Feature Selection methods
- Unsupervised
- remove redundant features
- Supervised
- select most contributing features
- ex) filter methods, wrapper methods, embedded methods
[3] Filter Methods
Filter Methods
- (1) correlation
- (2) univariate feature selection
(1) correlation
- high correlation $\rightarrow$ redundant information
- draw correlation matrix
- ex) Pearson Correlation, Univariate Feature Selection
(2) Univariate feature selection
( feat. Sklearn )
Univariate Feature Selection Routines
SelectKBest
SelectPercentile
GenericUnivariateSelect
Statistical tests
- Regression :
f_regression
,mutual_info_regression
- Classification :
chi2
,f_classif
,mutual_info_classif
from sklearn.feature_selection import SelectKBest, chi2
selector = SelectKBest(chi2, k=20)
X_new = selector.fit_transform(X, y)
X_new_feature_idx = selector.get_support()
[4] Wrapper Methods
Wrapper Methods
- (1) Forward Selection
- (2) Backward Elimination
- (3) Recursive Feature Elimination
(1) Forward Selection
Iterative, Greedy method
-
start with 1 feature
-
evaluate model performance,
when ADDING each of additional features ( one at a time )
-
add next feature,
that gives the BEST performance
-
Repeat until no improvement
(2) Backward Elimination
-
start with ALL features
-
evaluate model performance,
when REMOVING each feature ( one at a time )
-
Remove next feature,
that gives the WORST performance
-
Repeat until no improvement
(3) Recursive Feature Elimination
-
select model ( JUST FOR measuring FEATURE IMPORTANCE )

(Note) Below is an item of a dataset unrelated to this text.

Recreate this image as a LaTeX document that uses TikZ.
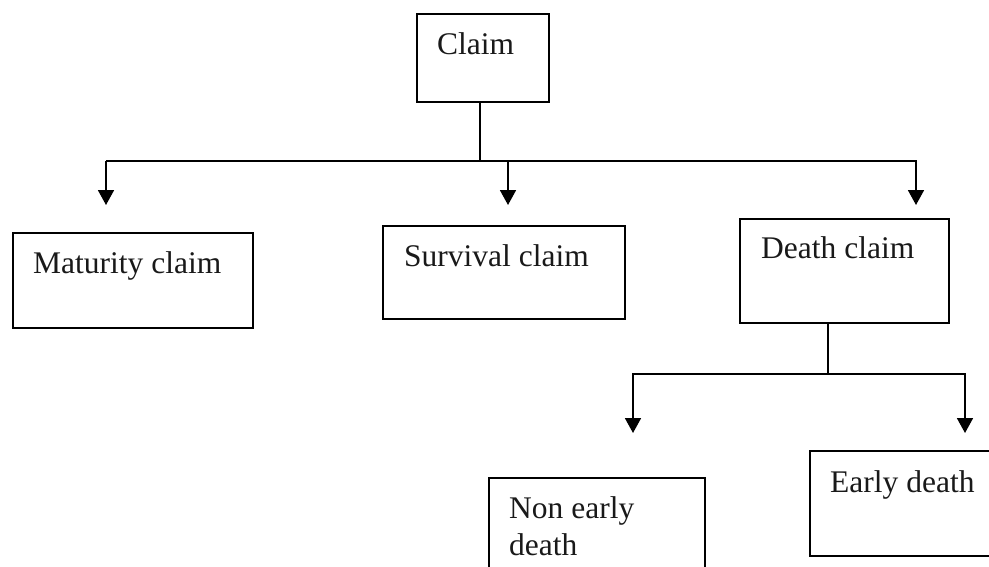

- select desired # of features
- fit the model
- Rank features by importance
- discard least important features
- repeat until desired # of features remains
from sklearn.feature_selection import RFE
from sklearn.ensemble import RandomForestClassifier
K = 20
model = RandomForestClassifier()
rfe = RFE(model, K)
rfe = rfe.fit(X,y)
X_features_idx = rfe.get_support()
X_features = X.columns[X_features_idx]
[5] Embedded Methods
Embedded Methods
- (1) L1 regularization
- (2) Feature Importance
- scores for each feature in data
- discard features with low feature importance
model = RandomForestClassifier()
model = model.fit(X,y)
FI = model.feature_importances_
print(FI)
FI.nlargest(10).plot(kind='barh')